As a teacher, I have not received a step increase in seven years. The money I have lost will not ever be recovered. It has hurt my family financially and with retirement looming in four years, I feel the Board of County Supervisors is stealing money I will sorely need in my retirement. Shame on them for allowing building permits, which then turn into houses that will be filled with children we will not be able to educate. We live in the richest county in the United States. Even in my desperate straits, I can afford to pay a little more in taxes. Last year, my tax bill was decreased by $50. Increasing my bill by $50 would have gone a long way to fully funding the school budget.

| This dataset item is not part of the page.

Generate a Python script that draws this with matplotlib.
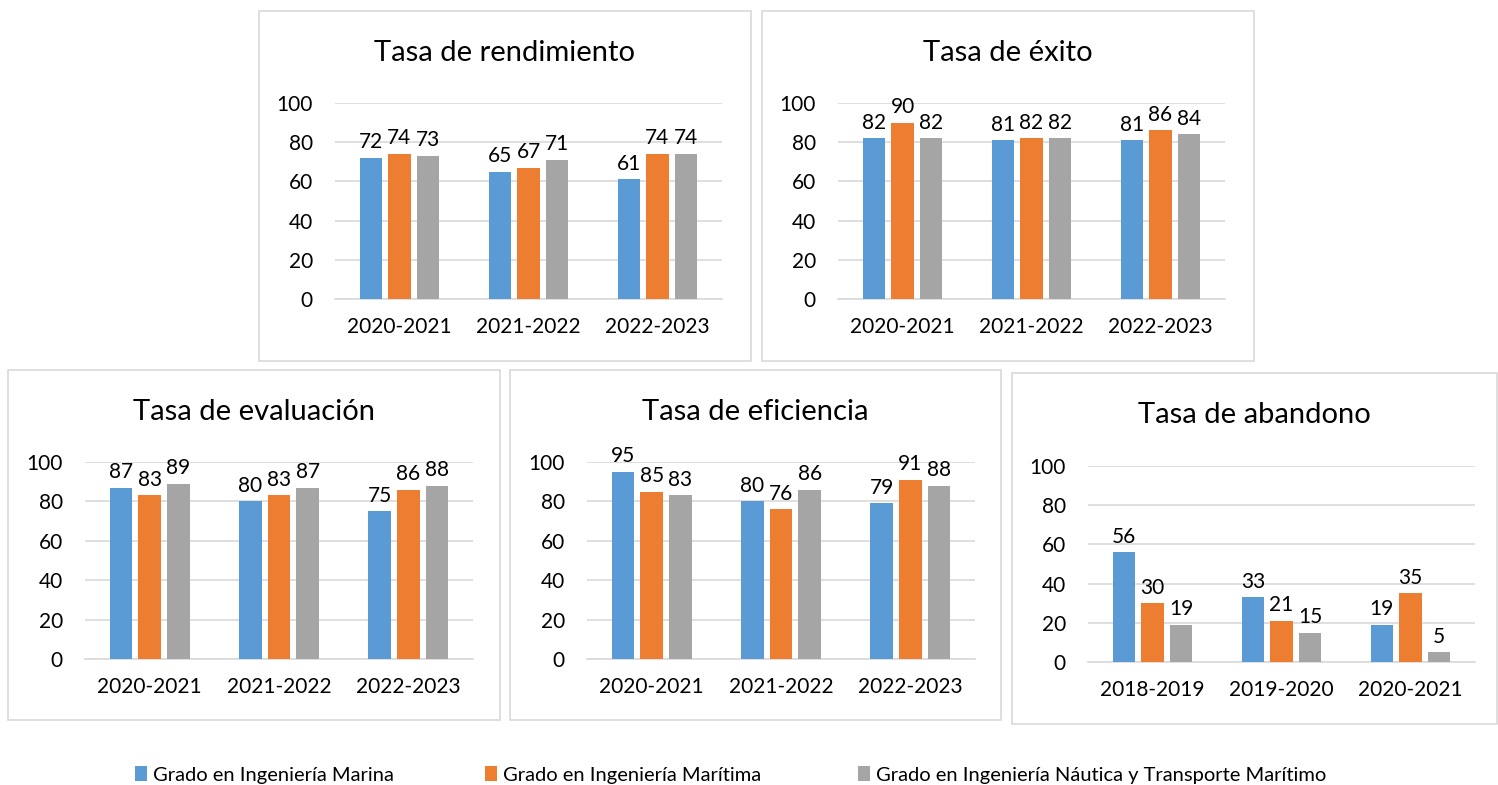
import numpy as np
import matplotlib
matplotlib.use("Agg")
import matplotlib.pyplot as plt
from matplotlib.patches import Rectangle, Patch

plt.rcParams['font.family'] = ['Lato', 'DejaVu Sans']

series = ["Grado en Ingeniería Marina",
          "Grado en Ingeniería Marítima",
          "Grado en Ingeniería Náutica y Transporte Marítimo"]
colors = ["#5B9BD5", "#ED7D31", "#A5A5A5"]

years_a = ["2020-2021", "2021-2022", "2022-2023"]
years_b = ["2018-2019", "2019-2020", "2020-2021"]

rendimiento = [[72, 65, 61], [74, 67, 74], [73, 71, 74]]
exito = [[82, 81, 81], [90, 82, 86], [82, 82, 84]]
evaluacion = [[87, 80, 75], [83, 83, 86], [89, 87, 88]]
eficiencia = [[95, 80, 79], [85, 76, 91], [83, 86, 88]]
abandono = [[56, 33, 19], [30, 21, 35], [19, 15, 5]]

W, H = 1498, 785
fig = plt.figure(figsize=(W / 100, H / 100), dpi=100)

# (title, cats, values, box px (x0,y0,x1,y1), plot px (x0,ytop,x1,ybot))
panels = [
    ("Tasa de rendimiento", years_a, rendimiento, (259, 11, 751, 361), (335, 103, 722, 299)),
    ("Tasa de éxito", years_a, exito, (762, 11, 1254, 361), (838, 103, 1225, 299)),
    ("Tasa de evaluación", years_a, evaluacion, (8, 370, 500, 720), (85, 462, 473, 659)),
    ("Tasa de eficiencia", years_a, eficiencia, (510, 370, 1001, 720), (587, 462, 975, 659)),
    ("Tasa de abandono", years_b, abandono, (1012, 373, 1497, 724), (1088, 466, 1475, 662)),
]

for title, cats, vals, box, area in panels:
    bx0, by0, bx1, by1 = box
    fig.patches.append(Rectangle((bx0 / W, 1 - by1 / H), (bx1 - bx0) / W, (by1 - by0) / H,
                                 transform=fig.transFigure, fill=False,
                                 edgecolor="#D9D9D9", linewidth=1.2))
    fig.text((bx0 + bx1) / 2 / W, 1 - (by0 + 42) / H, title, ha="center", va="center",
             fontsize=21, color="#000000")

    ax0, ayt, ax1, ayb = area
    ax = fig.add_axes([ax0 / W, 1 - ayb / H, (ax1 - ax0) / W, (ayb - ayt) / H])
    x = np.arange(len(cats))
    for i, v in enumerate(vals):
        bars = ax.bar(x + (i - 1) * 0.222, v, width=0.175, color=colors[i], zorder=3)
        for b, val in zip(bars, v):
            ax.annotate(str(val), (b.get_x() + b.get_width() / 2, b.get_height()),
                        xytext=(0, 4), textcoords="offset points",
                        ha="center", va="bottom", fontsize=15)
    ax.set_xlim(-0.5, 2.5)
    ax.set_ylim(0, 100)
    ax.set_yticks([0, 20, 40, 60, 80, 100])
    ax.set_xticks(x)
    ax.set_xticklabels(cats)
    ax.yaxis.grid(True, color="#D9D9D9", linewidth=1.2, zorder=0)
    ax.set_axisbelow(True)
    for s in ["top", "right", "left"]:
        ax.spines[s].set_visible(False)
    ax.spines["bottom"].set_color("#D9D9D9")
    ax.spines["bottom"].set_linewidth(1.2)
    ax.tick_params(axis="both", length=0, labelsize=15)
    ax.tick_params(axis="y", pad=16)
    ax.tick_params(axis="x", pad=13)
    ax.set_facecolor("none")

# legend entries placed individually along the bottom
leg_x = [135, 485, 858]
for lx, name, c in zip(leg_x, series, colors):
    fig.legend(handles=[Patch(facecolor=c, edgecolor="none")], labels=[name],
               loc="center left", bbox_to_anchor=(lx / W, 1 - 775 / H),
               frameon=False, fontsize=14.5, handlelength=0.6, handleheight=0.7,
               handletextpad=0.3, borderpad=0, borderaxespad=0)

fig.savefig("out.png", dpi=100)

Take the time to come into the schools. You will not find people wasting money. What you will find are overcrowded classrooms, teachers using their planning time to do duties, and a great deal of frustration because of old technology. Shame on all of you who think that education is not worth the time, effort, or money to support! If you continue down this road, companies will not want to locate in Loudoun, and people will not want to buy the houses that are created by all the building permits. It will be sad indeed when teachers quit their jobs and move other places because you do not value education!

     --Patricia Albert

My take-home pay is $200/month more than it was seven years ago. I'm still using the same worn out Earth Science textbooks I used 12 years ago! Every year there is not enough money in our department to replace the equipment that breaks or gets worn out, so I'm constantly trying to teach with less.